:: Written instruction ::
Retype every line from the start of the data down to and including the line with "plt.rcParams['font.family'] = ['Liberation". Skip the pictures.

:: Dataset extract ::
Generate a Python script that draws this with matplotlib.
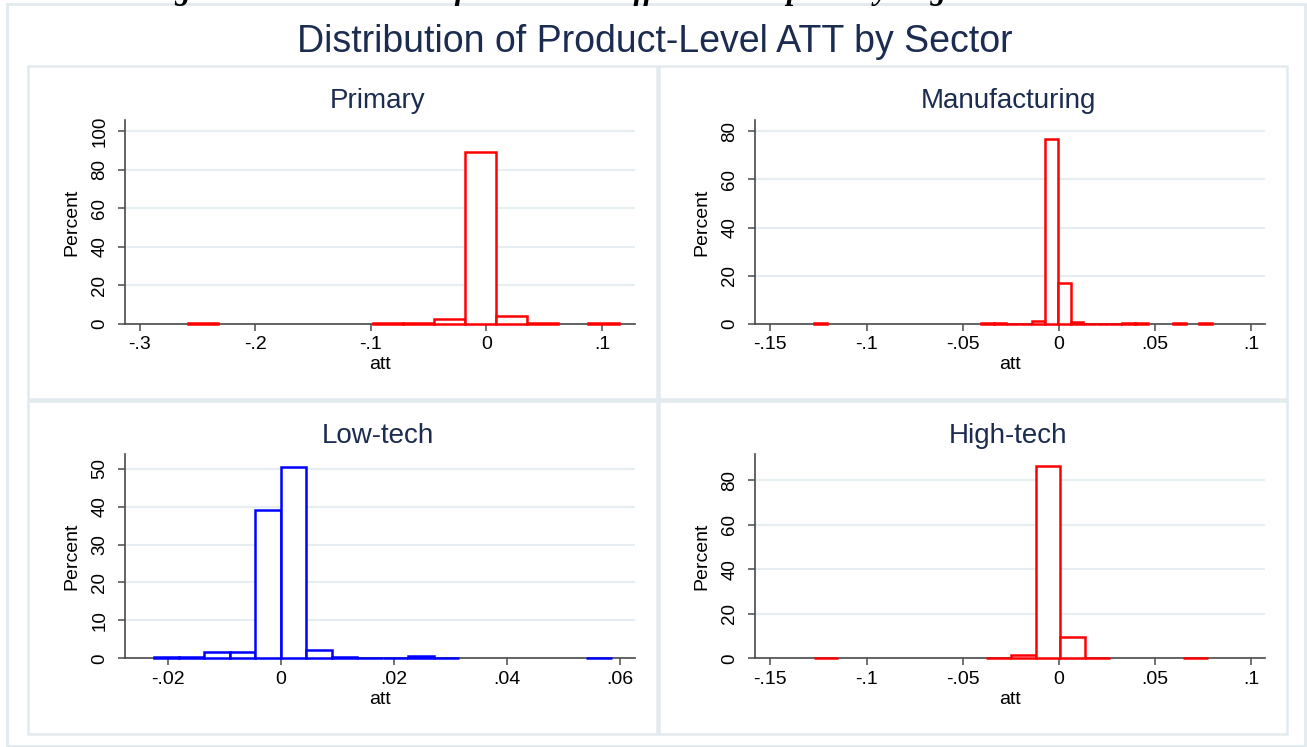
import numpy as np
import matplotlib
matplotlib.use("Agg")
import matplotlib.pyplot as plt
from matplotlib.patches import Rectangle

plt.rcParams['font.family'] = ['Liberation Sans', 'DejaVu Sans']

# histogram bins: start of first bin, bin width, percent per bin
primary_start = -0.2585
primary_width = 0.02668
primary_pct = [0.5, 0, 0, 0, 0, 0, 0.4, 0.4, 2.5, 89.0, 3.9, 0.4, 0, 0.4]

manuf_start = -0.1275
manuf_width = 0.00668
manuf_pct = [0.4, 0, 0, 0, 0, 0, 0, 0, 0, 0, 0, 0, 0,
             0.4, 0.4, 0.15, 0.15, 1.2, 76.8, 17.0, 1.0,
             0.15, 0.15, 0.2, 0.4, 0.4, 0, 0, 0.4, 0, 0.4]

lowtech_start = -0.0225
lowtech_width = 0.0045
lowtech_pct = [0.3, 0.3, 1.6, 1.6, 39.2, 50.6, 2.2, 0.3, 0.15, 0.15,
               0.7, 0.2, 0, 0, 0, 0, 0, 0.2]

hightech_start = -0.1275
hightech_width = 0.01282
hightech_pct = [0.3, 0, 0, 0, 0, 0, 0, 0.3, 1.5, 86.2, 9.6, 0.3, 0, 0, 0, 0.3]

# tick values and labels
primary_xt = [-0.3, -0.2, -0.1, 0, 0.1]
primary_xl = ['-.3', '-.2', '-.1', '0', '.1']
primary_yt = [0, 20, 40, 60, 80, 100]

wide_xt = [-0.15, -0.1, -0.05, 0, 0.05, 0.1]
wide_xl = ['-.15', '-.1', '-.05', '0', '.05', '.1']

lowtech_xt = [-0.02, 0, 0.02, 0.04, 0.06]
lowtech_xl = ['-.02', '0', '.02', '.04', '.06']
lowtech_yt = [0, 10, 20, 30, 40, 50]

manuf_yt = [0, 20, 40, 60, 80]
hightech_yt = [0, 20, 40, 60, 80]

W, H = 1307, 747
NAVY = '#1c2b50'
AXC = '#4a4a4a'
GRID = '#e6eef1'
FRAME = '#e2eaee'


def px_axes(fig, x0, x1, ytop, ybot):
    # axes placed by pixel box (y measured from the top)
    return fig.add_axes([x0 / W, (H - ybot) / H, (x1 - x0) / W, (ybot - ytop) / H])


def draw_hist(ax, start, width, pct, color, xt, xl, yt, xlim, ylim):
    pct = np.asarray(pct, dtype=float)
    left = start + width * np.arange(len(pct))
    keep = pct > 0
    bars = ax.bar(left[keep], pct[keep], width=width, align='edge',
                  facecolor='white', edgecolor=color, linewidth=1.8, zorder=3)
    for b in bars:
        b.set_clip_on(False)   # keep the bottom edge of the flat bins visible
    ax.set_xlim(*xlim)
    ax.set_ylim(*ylim)
    ax.set_xticks(xt)
    ax.set_xticklabels(xl)
    ax.set_yticks(yt)
    ax.set_yticklabels([str(v) for v in yt], rotation=90, va='center')
    for s in ['top', 'right']:
        ax.spines[s].set_visible(False)
    for s in ['left', 'bottom']:
        ax.spines[s].set_color(AXC)
        ax.spines[s].set_linewidth(1.2)
    ax.tick_params(axis='both', colors=AXC, labelcolor='black', length=5,
                   width=1.1)
    ax.tick_params(axis='x', pad=4, labelsize=14)
    ax.tick_params(axis='y', pad=7, labelsize=13.5)
    ax.yaxis.grid(True, color=GRID, linewidth=1.6, zorder=0)
    ax.set_axisbelow(True)
    ax.set_xlabel('att', fontsize=14, labelpad=2)
    ax.set_ylabel('Percent', fontsize=14, labelpad=8)


fig = plt.figure(figsize=(W / 100, H / 100), dpi=100)
fig.patch.set_facecolor('white')

# outer frame and the four cell frames
fig.patches.append(Rectangle((7 / W, 1 - 746 / H), 1298 / W, 742 / H,
                             transform=fig.transFigure, fill=False,
                             edgecolor=FRAME, linewidth=2))
for cx0, cx1 in [(28, 657), (659, 1287)]:
    for cy0, cy1 in [(66, 399), (401, 734)]:
        fig.patches.append(Rectangle((cx0 / W, 1 - cy1 / H), (cx1 - cx0) / W,
                                     (cy1 - cy0) / H, transform=fig.transFigure,
                                     fill=False, edgecolor=FRAME, linewidth=1.8))

# caption of the page, cut off at the top edge
fig.text(0.434, 1 + 1 / H, 'Figure 3: Distribution of Treatment Effects on Imports by Region',
         ha='center', va='baseline', fontsize=22.4, fontweight='bold',
         fontstyle='italic', family=['Liberation Serif', 'DejaVu Serif'])

fig.text(655 / W, 1 - 42 / H, 'Distribution of Product-Level ATT by Sector',
         ha='center', va='center', fontsize=27, color=NAVY)

ax1 = px_axes(fig, 125, 635.4, 120, 324)
draw_hist(ax1, primary_start, primary_width, primary_pct, '#ff0000',
          primary_xt, primary_xl, primary_yt, (-0.3127, 0.129), (0, 105.7))

ax2 = px_axes(fig, 755, 1265.4, 120, 324)
draw_hist(ax2, manuf_start, manuf_width, manuf_pct, '#ff0000',
          wide_xt, wide_xl, manuf_yt, (-0.158, 0.1074), (0, 84.6))

ax3 = px_axes(fig, 125, 635.4, 454, 658.3)
draw_hist(ax3, lowtech_start, lowtech_width, lowtech_pct, '#0000ff',
          lowtech_xt, lowtech_xl, lowtech_yt, (-0.02755, 0.0627), (0, 53.9))

ax4 = px_axes(fig, 755, 1265.4, 454, 658.3)
draw_hist(ax4, hightech_start, hightech_width, hightech_pct, '#ff0000',
          wide_xt, wide_xl, hightech_yt, (-0.158, 0.1074), (0, 91.7))

for name, x, y in [('Primary', 378, 101), ('Manufacturing', 1008, 101),
                   ('Low-tech', 378, 436), ('High-tech', 1008, 436)]:
    fig.text(x / W, 1 - y / H, name, ha='center', va='center',
             fontsize=20, color=NAVY)

fig.savefig('out.png', dpi=100, facecolor='white')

:: Task response ::
Generate a Python script that draws this with matplotlib.
import numpy as np
import matplotlib
matplotlib.use("Agg")
import matplotlib.pyplot as plt
from matplotlib.patches import Rectangle

plt.rcParams['font.family'] = ['Liberation Sans', 'DejaVu Sans']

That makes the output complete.